Monetarism views debts as a burden to be immediately dissolved, and demands their payment in the present, at whatever expense to the future, and waste of the past. Within the credit system, debts are not self-evident objects; the action which generates value through the process of their extinguishment is included in their creation.

Monetarism measures all value by capital and labor, and gives to money a self-evident value. In the credit system, the measure of value is not capital or money, but the mental powers which increase the productive powers of labor, which, in turn, increase productive output, thereby increasing the value of goods, labor, and capital. Productivity is therefore the measure of the value of capital. With increases of productivity, the cost of production decreases, and the value of currency increases.

Money can be converted into capital and goods, but credit, though itself not capital, increases the efficiency of capital. Credit makes the same quantity of capital or labor more efficient and productive; it causes an acceleration of wealth, a potential which surrounds existing capital at all times, and puts it into action. The value of national economies is thus defined by the organization of the relations of existing capital and the potential drawn forth by credit.

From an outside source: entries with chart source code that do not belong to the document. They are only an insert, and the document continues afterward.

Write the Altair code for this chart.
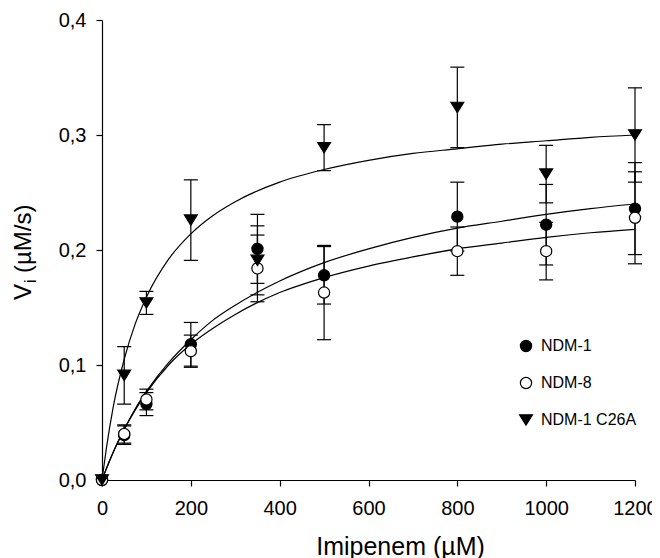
import altair as alt
import pandas as pd

# ---- measured points (mean +/- error) ----
conc = [0, 50, 100, 200, 350, 500, 800, 1000, 1200]
ndm1 = [0, 0.039, 0.066, 0.118, 0.201, 0.178, 0.229, 0.222, 0.236]
ndm1_err = [0, 0.008, 0.010, 0.019, 0.030, 0.025, 0.030, 0.035, 0.040]
ndm8 = [0, 0.040, 0.070, 0.112, 0.184, 0.163, 0.199, 0.199, 0.228]
ndm8_err = [0, 0.008, 0.009, 0.014, 0.029, 0.041, 0.021, 0.025, 0.040]
c26a = [0, 0.091, 0.154, 0.226, 0.191, 0.289, 0.324, 0.266, 0.300]
c26a_err = [0, 0.025, 0.010, 0.035, 0.030, 0.020, 0.035, 0.025, 0.041]

# ---- fitted curves ----
curve_x = [0, 10, 25, 50, 75, 100, 150, 200, 250, 300, 400, 500, 600, 700, 800, 900, 1000, 1100, 1200]
ndm1_curve = [0, 0.010, 0.024, 0.044, 0.062, 0.077, 0.102, 0.122, 0.139, 0.152, 0.173, 0.189, 0.201, 0.211, 0.219, 0.225, 0.231, 0.236, 0.240]
ndm8_curve = [0, 0.010, 0.024, 0.044, 0.061, 0.076, 0.100, 0.118, 0.132, 0.144, 0.163, 0.176, 0.186, 0.194, 0.201, 0.206, 0.211, 0.215, 0.218]
c26a_curve = [0, 0.028, 0.063, 0.105, 0.136, 0.159, 0.192, 0.214, 0.230, 0.242, 0.259, 0.270, 0.278, 0.284, 0.288, 0.292, 0.295, 0.298, 0.300]

series = ["NDM-1", "NDM-8", "NDM-1 C26A"]
x_ticks = [0, 200, 400, 600, 800, 1000, 1200]
y_ticks = [0, 0.1, 0.2, 0.3, 0.4]

FONT = "Liberation Sans"
TRI = "M-1.15,-0.92L1.15,-0.92L0,0.92Z"

pts = pd.DataFrame({
    "conc": conc * 3,
    "v": ndm1 + ndm8 + c26a,
    "err": ndm1_err + ndm8_err + c26a_err,
    "series": [series[0]] * len(conc) + [series[1]] * len(conc) + [series[2]] * len(conc),
    "order": [0] * len(conc) + [1] * len(conc) + [2] * len(conc),
})
curves = pd.DataFrame({
    "conc": curve_x * 3,
    "v": ndm1_curve + ndm8_curve + c26a_curve,
    "series": [series[0]] * len(curve_x) + [series[1]] * len(curve_x) + [series[2]] * len(curve_x),
})

xs = alt.Scale(domain=[0, 1200], nice=False)
ys = alt.Scale(domain=[0, 0.4], nice=False)

x_axis = alt.Axis(values=x_ticks, format="d", title="Imipenem (µM)", titleFontSize=25, titleFont=FONT,
                  titleFontWeight="normal", titleColor="black", labelFontSize=20, labelFont=FONT,
                  labelColor="black", tickSize=6, tickColor="black", domainColor="black",
                  tickWidth=1.2, domainWidth=1.2, grid=False, labelPadding=12, titlePadding=16,
                  titleX=298, labelFlush=False)
y_axis = alt.Axis(values=y_ticks, title=None, labelFontSize=20, labelFont=FONT, labelColor="black",
                  labelExpr="replace(format(datum.value, '.1f'), '.', ',')",
                  tickSize=6, tickColor="black", domainColor="black", tickWidth=1.2,
                  domainWidth=1.2, grid=False, labelPadding=10)

lines = alt.Chart(curves).mark_line(color="black", strokeWidth=1.2, interpolate="monotone").encode(
    x=alt.X("conc:Q", scale=xs, axis=x_axis),
    y=alt.Y("v:Q", scale=ys, axis=y_axis),
    detail="series:N",
)

eb = alt.Chart(pts).transform_filter("datum.err > 0").transform_calculate(
    lo="datum.v - datum.err", hi="datum.v + datum.err"
)
rules = eb.mark_rule(color="black", strokeWidth=1.2).encode(
    x=alt.X("conc:Q", scale=xs), y=alt.Y("lo:Q", scale=ys), y2="hi:Q"
)
cap_lo = eb.mark_tick(color="black", orient="horizontal", size=14, thickness=1.2, opacity=1).encode(
    x=alt.X("conc:Q", scale=xs), y=alt.Y("lo:Q", scale=ys)
)
cap_hi = eb.mark_tick(color="black", orient="horizontal", size=14, thickness=1.2, opacity=1).encode(
    x=alt.X("conc:Q", scale=xs), y=alt.Y("hi:Q", scale=ys)
)

leg = alt.Legend(title=None, orient="none", legendX=416, legendY=318,
                 symbolStrokeColor="black", symbolStrokeWidth=1.2)
points = alt.Chart(pts).mark_point(filled=True, strokeWidth=1.2, opacity=1, size=125).encode(
    x=alt.X("conc:Q", scale=xs),
    y=alt.Y("v:Q", scale=ys),
    shape=alt.Shape("series:N", scale=alt.Scale(domain=series, range=["circle", "circle", TRI]), legend=leg),
    fill=alt.Fill("series:N", scale=alt.Scale(domain=series, range=["black", "white", "black"]), legend=leg),
    stroke=alt.Stroke("series:N", scale=alt.Scale(domain=series, range=["black", "black", "black"]), legend=leg),
    order="order:Q",
)

def ytxt(t, x, y, fs):
    return alt.Chart(pd.DataFrame({"t": [t]})).mark_text(
        angle=270, align="left", baseline="alphabetic", fontSize=fs, font=FONT, color="black"
    ).encode(x=alt.value(x), y=alt.value(y), text="t:N")

ytitle = ytxt("V", -71, 280, 24) + ytxt("i", -66, 263, 16) + ytxt("(µM/s)", -71, 253, 24)

chart = alt.layer(lines, rules, cap_lo, cap_hi, points, ytitle).properties(
    width=533, height=460,
    autosize=alt.AutoSizeParams(type="none"),
    padding={"left": 94, "top": 12, "right": 17, "bottom": 90},
).configure_view(stroke=None).configure_legend(
    labelFontSize=16, labelFont=FONT, labelColor="black", symbolSize=125,
    symbolStrokeColor="black", symbolStrokeWidth=1.2, rowPadding=21, labelOffset=7, padding=0,
)

chart.save("out.html", embed_options={"renderer": "svg", "actions": False})
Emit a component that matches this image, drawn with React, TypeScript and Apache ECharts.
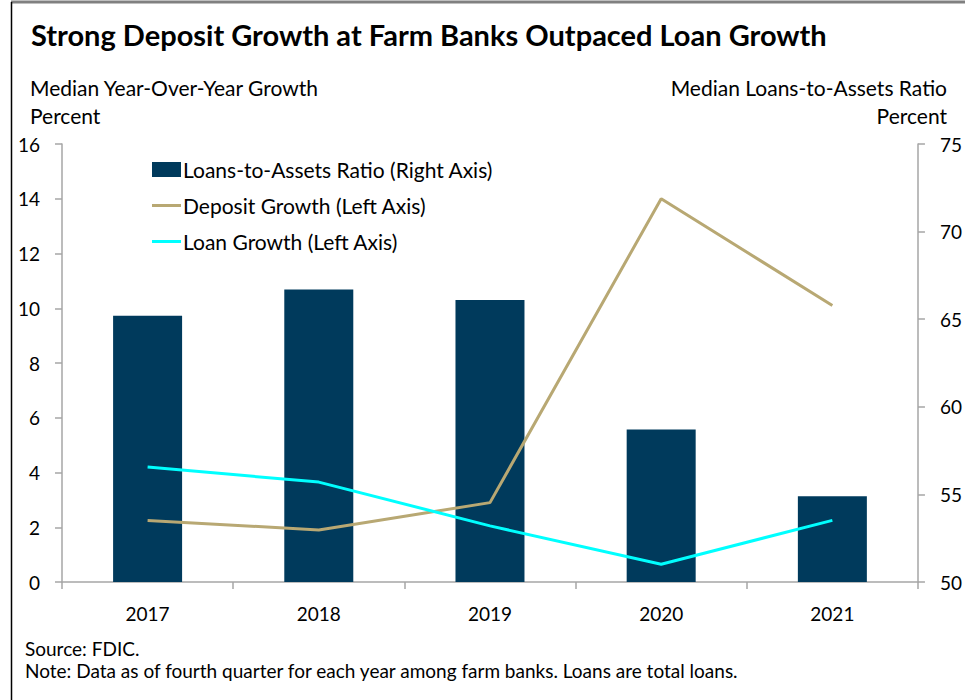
import React, { useEffect, useRef } from "react";
import * as echarts from "echarts";

const years = ["2017", "2018", "2019", "2020", "2021"];
const loansToAssets = [65.2, 66.7, 66.1, 58.7, 54.9];
const depositGrowth = [2.25, 1.9, 2.9, 14.0, 10.1];
const loanGrowth = [4.2, 3.65, 2.05, 0.65, 2.25];

const FONT = "Lato";
const AXIS_COLOR = "#A6A6A6";
const LINE_ICON = "path://M0,0 H29 V3 H0 Z";

export default function App() {
  const ref = useRef<HTMLDivElement>(null);
  useEffect(() => {
    if (!ref.current) return;
    const chart = echarts.init(ref.current, undefined, { renderer: "svg" });
    chart.setOption({
      animation: false,
      backgroundColor: "#ffffff",
      textStyle: { fontFamily: FONT },
      title: {
        text: "Strong Deposit Growth at Farm Banks Outpaced Loan Growth",
        left: 26,
        top: 15,
        textStyle: { fontFamily: FONT, fontWeight: "bold", fontSize: 29, color: "#000" },
      },
      grid: { left: 62, right: 45, top: 144, bottom: 118, containLabel: false },
      legend: {
        orient: "vertical",
        left: 152,
        top: 159,
        padding: 0,
        itemWidth: 29,
        itemHeight: 15,
        itemGap: 15,
        symbolKeepAspect: true,
        textStyle: { fontFamily: FONT, fontSize: 21, color: "#000", padding: [0, 0, 0, -3] },
        data: [
          { name: "Loans-to-Assets Ratio (Right Axis)", icon: "rect" },
          { name: "Deposit Growth (Left Axis)", icon: LINE_ICON },
          { name: "Loan Growth (Left Axis)", icon: LINE_ICON },
        ],
      },
      xAxis: {
        type: "category",
        data: years,
        boundaryGap: true,
        axisLine: { lineStyle: { color: AXIS_COLOR, width: 1.5 } },
        axisTick: { show: true, length: 7, alignWithLabel: false, lineStyle: { color: AXIS_COLOR, width: 1.5 } },
        axisLabel: { fontFamily: FONT, fontSize: 19, color: "#000", margin: 22 },
      },
      yAxis: [
        {
          type: "value",
          min: 0,
          max: 16,
          interval: 2,
          position: "left",
          splitLine: { show: false },
          axisLine: { show: true, lineStyle: { color: AXIS_COLOR, width: 1.5 } },
          axisTick: { show: true, length: 7, lineStyle: { color: AXIS_COLOR, width: 1.5 } },
          axisLabel: { fontFamily: FONT, fontSize: 19, color: "#000", margin: 22 },
        },
        {
          type: "value",
          min: 50,
          max: 75,
          interval: 5,
          position: "right",
          splitLine: { show: false },
          axisLine: { show: true, lineStyle: { color: AXIS_COLOR, width: 1.5 } },
          axisTick: { show: true, length: 7, lineStyle: { color: AXIS_COLOR, width: 1.5 } },
          axisLabel: { fontFamily: FONT, fontSize: 19, color: "#000", margin: 22 },
        },
      ],
      series: [
        {
          name: "Loans-to-Assets Ratio (Right Axis)",
          type: "bar",
          yAxisIndex: 1,
          data: loansToAssets,
          barWidth: 69,
          itemStyle: { color: "#003A5C" },
          z: 1,
        },
        {
          name: "Deposit Growth (Left Axis)",
          type: "line",
          yAxisIndex: 0,
          data: depositGrowth,
          symbol: "none",
          lineStyle: { color: "#B8A873", width: 3 },
          itemStyle: { color: "#B8A873" },
          z: 3,
        },
        {
          name: "Loan Growth (Left Axis)",
          type: "line",
          yAxisIndex: 0,
          data: loanGrowth,
          symbol: "none",
          lineStyle: { color: "#00FFFF", width: 3 },
          itemStyle: { color: "#00FFFF" },
          z: 4,
        },
      ],
      graphic: [
        { type: "line", shape: { x1: 11, y1: 2, x2: 965, y2: 2 }, style: { stroke: "#808080", lineWidth: 3 } },
        { type: "line", shape: { x1: 11.5, y1: 2, x2: 11.5, y2: 700 }, style: { stroke: "#000", lineWidth: 1.5 } },
        {
          type: "text",
          left: 30,
          top: 77,
          style: { text: "Median Year-Over-Year Growth", font: `21px ${FONT}`, fill: "#000" },
        },
        {
          type: "text",
          left: 30,
          top: 105,
          style: { text: "Percent", font: `21px ${FONT}`, fill: "#000" },
        },
        {
          type: "text",
          right: 18,
          top: 77,
          style: { text: "Median Loans-to-Assets Ratio", font: `21px ${FONT}`, fill: "#000" },
        },
        {
          type: "text",
          right: 18,
          top: 105,
          style: { text: "Percent", font: `21px ${FONT}`, fill: "#000" },
        },
        {
          type: "text",
          left: 25,
          top: 639,
          style: { text: "Source: FDIC.", font: `19px ${FONT}`, fill: "#000" },
        },
        {
          type: "text",
          left: 25,
          top: 661,
          style: {
            text: "Note: Data as of fourth quarter for each year among farm banks. Loans are total loans.",
            font: `19px ${FONT}`,
            fill: "#000",
          },
        },
      ],
    });
    return () => chart.dispose();
  }, []);
  return (
    <div
      ref={ref}
      style={{ position: "fixed", left: 0, top: 0, width: 965, height: 700, background: "#fff" }}
    />
  );
}
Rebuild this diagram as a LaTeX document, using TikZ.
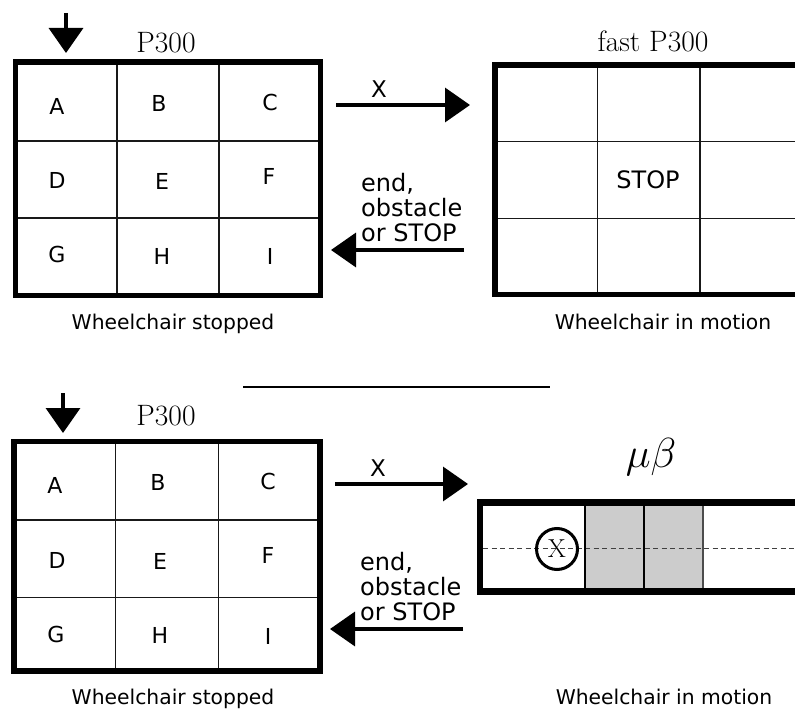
\documentclass[tikz,border=0pt]{standalone}
\usepackage{fontspec}
\newfontfamily\dejavu{DejaVu Sans}
\usetikzlibrary{arrows.meta}
\begin{document}
\begin{tikzpicture}[x=1pt,y=-1pt,
  frame/.style={line width=5.6pt, line join=miter},
  gridline/.style={line width=1.4pt, draw=black!90},
  celltext/.style={font=\dejavu\fontsize{22}{24}\selectfont, inner sep=0pt, anchor=base},
  caption/.style={font=\dejavu\fontsize{20.3}{24}\selectfont, inner sep=0pt, anchor=base},
  cond/.style={font=\dejavu\fontsize{24}{25}\selectfont, inner sep=0pt, anchor=base west},
  arrowlab/.style={font=\dejavu\fontsize{23}{25}\selectfont, inner sep=0pt, anchor=base},
  title/.style={font=\fontsize{29.5}{32}\selectfont, inner sep=0pt, anchor=base},
  flow/.style={line width=3.5pt, -{Triangle[length=25pt,width=34pt]}},
]
\useasboundingbox (0,0) rectangle (795,711);
\clip (0,0) rectangle (795,711);

% ---------- top-left grid ----------
\draw[gridline] (117,62) -- (117,295.5) (219,62) -- (219,295.5)
                (15.5,141) -- (320.5,141) (15.5,218) -- (320.5,218);
\draw[frame] (15.5,62) rectangle (320.5,295.5);
\node[celltext] (tA) at (57,115) {A};
\node[celltext] (tB) at (159,112) {B};
\node[celltext] (tC) at (270,111) {C};
\node[celltext] (tD) at (57,189) {D};
\node[celltext] (tE) at (162,190) {E};
\node[celltext] (tF) at (269,185) {F};
\node[celltext] (tG) at (57,263) {G};
\node[celltext] (tH) at (162,265) {H};
\node[celltext] (tI) at (270,265) {I};
\node[title] (tP) at (166,52.5) {P300};
\node[caption] (tcap1) at (173,329) {Wheelchair stopped};
\coordinate (d1s) at (66,13);
\coordinate (d1e) at (66,53);
\draw[flow] (d1s) -- (d1e);

% ---------- top-right grid ----------
\draw[gridline] (597.3,65) -- (597.3,294.5) (700,65) -- (700,294.5)
                (495,141.3) -- (803,141.3) (495,218.3) -- (803,218.3);
\draw[frame] (495,65) rectangle (803,294.5);
\node[celltext, font=\dejavu\fontsize{24}{26}\selectfont] (tstop) at (648,189) {STOP};
\node[title] (tfast) at (653,52) {fast P300};
\node[caption] (tcap2) at (663,329) {Wheelchair in motion};

% ---------- top arrows ----------
\coordinate (a1s) at (336,105);
\coordinate (a1e) at (470,105);
\draw[flow] (a1s) -- (a1e);
\node[arrowlab] (xl1) at (379,98) {X};
\coordinate (b1s) at (464,250);
\coordinate (b1e) at (331,250);
\draw[flow] (b1s) -- (b1e);
\node[cond] (c1a) at (361,192) {end,};
\node[cond] (c1b) at (361,217) {obstacle};
\node[cond] (c1c) at (361,242) {or STOP};

% ---------- separator ----------
\coordinate (sepL) at (243,387);
\coordinate (sepR) at (550,387);
\draw[line width=1.8pt] (sepL) -- (sepR);

% ---------- bottom-left grid ----------
\draw[gridline] (115.7,441.5) -- (115.7,671) (218.3,441.5) -- (218.3,671)
                (14,520) -- (320,520) (14,597.3) -- (320,597.3);
\draw[frame] (14,441.5) rectangle (320,671);
\node[celltext] (bA) at (55,493) {A};
\node[celltext] (bB) at (158,490) {B};
\node[celltext] (bC) at (268,489) {C};
\node[celltext] (bD) at (57,568) {D};
\node[celltext] (bE) at (160,569) {E};
\node[celltext] (bF) at (268,563) {F};
\node[celltext] (bG) at (56,642) {G};
\node[celltext] (bH) at (160,643) {H};
\node[celltext] (bI) at (268,644) {I};
\node[title] (bP) at (166,425) {P300};
\node[caption] (bcap1) at (173,704) {Wheelchair stopped};
\coordinate (d2s) at (63,393);
\coordinate (d2e) at (63,433);
\draw[flow] (d2s) -- (d2e);

% ---------- bottom arrows ----------
\coordinate (a2s) at (335,484);
\coordinate (a2e) at (468,484);
\draw[flow] (a2s) -- (a2e);
\node[arrowlab] (xl2) at (378,476) {X};
\coordinate (b2s) at (463,629);
\coordinate (b2e) at (330,629);
\draw[flow] (b2s) -- (b2e);
\node[cond] (c2a) at (360,570) {end,};
\node[cond] (c2b) at (360,595) {obstacle};
\node[cond] (c2c) at (360,620) {or STOP};

% ---------- bottom-right strip ----------
\fill[black!20] (585,506) rectangle (703,588);
\draw[line width=1pt, black!75, dash pattern=on 5pt off 3.5pt] (483,548) -- (800,548);
\draw[line width=1.3pt] (585,506) -- (585,588);
\draw[line width=2.5pt] (644,506) -- (644,588);
\draw[line width=1.3pt, black!70] (703,506) -- (703,588);
\draw[line width=6.5pt, line join=miter] (805,502.5) -- (480,502.5) -- (480,591.5) -- (805,591.5);
\node[circle, draw, line width=3pt, minimum size=41pt, inner sep=0pt,
      font=\fontsize{26}{28}\selectfont] (xc) at (557,549) {X};
\node[inner sep=0pt, font=\Huge, scale=1.69] (mb) at (651,456.5) {$\mu\beta$};
\node[caption] (bcap2) at (664,704) {Wheelchair in motion};
\end{tikzpicture}
\end{document}
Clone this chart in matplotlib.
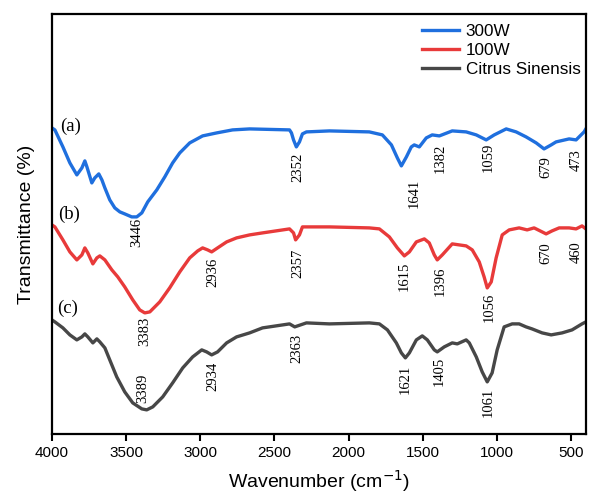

The credit system thus views the total economy as a productive system, and its essential aim is to promote increases in total efficiency and the productive powers of labor through investment in technological progress. It is expressed as a concordance between the laws of the representatives of the people, and the development of resources and industry of those people, defining a paradigm outside the imposed axioms and rules of monetarism.

In the following pages, the key principles of the U.S. credit system will be demonstrated historically, and the necessary understanding to correctly administer its revival, through the included draft legislation, obtained.

Hamilton's Establishment of a Sound United States

The U.S. credit system is not an optional feature, or an add-on to the Constitution. The necessity to organize a credit system was the chief driving cause for the creation of the Constitution.

The sovereignty gained with the Declaration of Independence gave the Congress the implied authority to control the interactions of trade with other nations to the benefit of domestic industry, to create a uniform currency among the states, to uphold the credit of the government by assuming all the powers requisite to the effectual administration of finances, and to make the states one unified economy. However, it was bold and immortal act of Hamilton, to use those implied powers.

During the war, the Bank of North America, formed by Robert Morris, Alexander Hamilton, and Benjamin Franklin, created an alternative currency to the depreciated continentals, and credit for the government to secure victory in the war from 1781-1783. But the lack of union of the states did not provide the bank proper funding as a means to unite the states and fund the public debt. The great period of bankruptcy during and after the Revolutionary War, led Robert Morris, Alexander Hamilton, James Wilson, Gouverneur Morris, Benjamin Franklin, George Washington, and other founders to a shared commitment: A new constitution founded in accord with the Declaration was required, with sufficient powers agreed to by the people, rather than those imposed by a confederation of state sovereignties.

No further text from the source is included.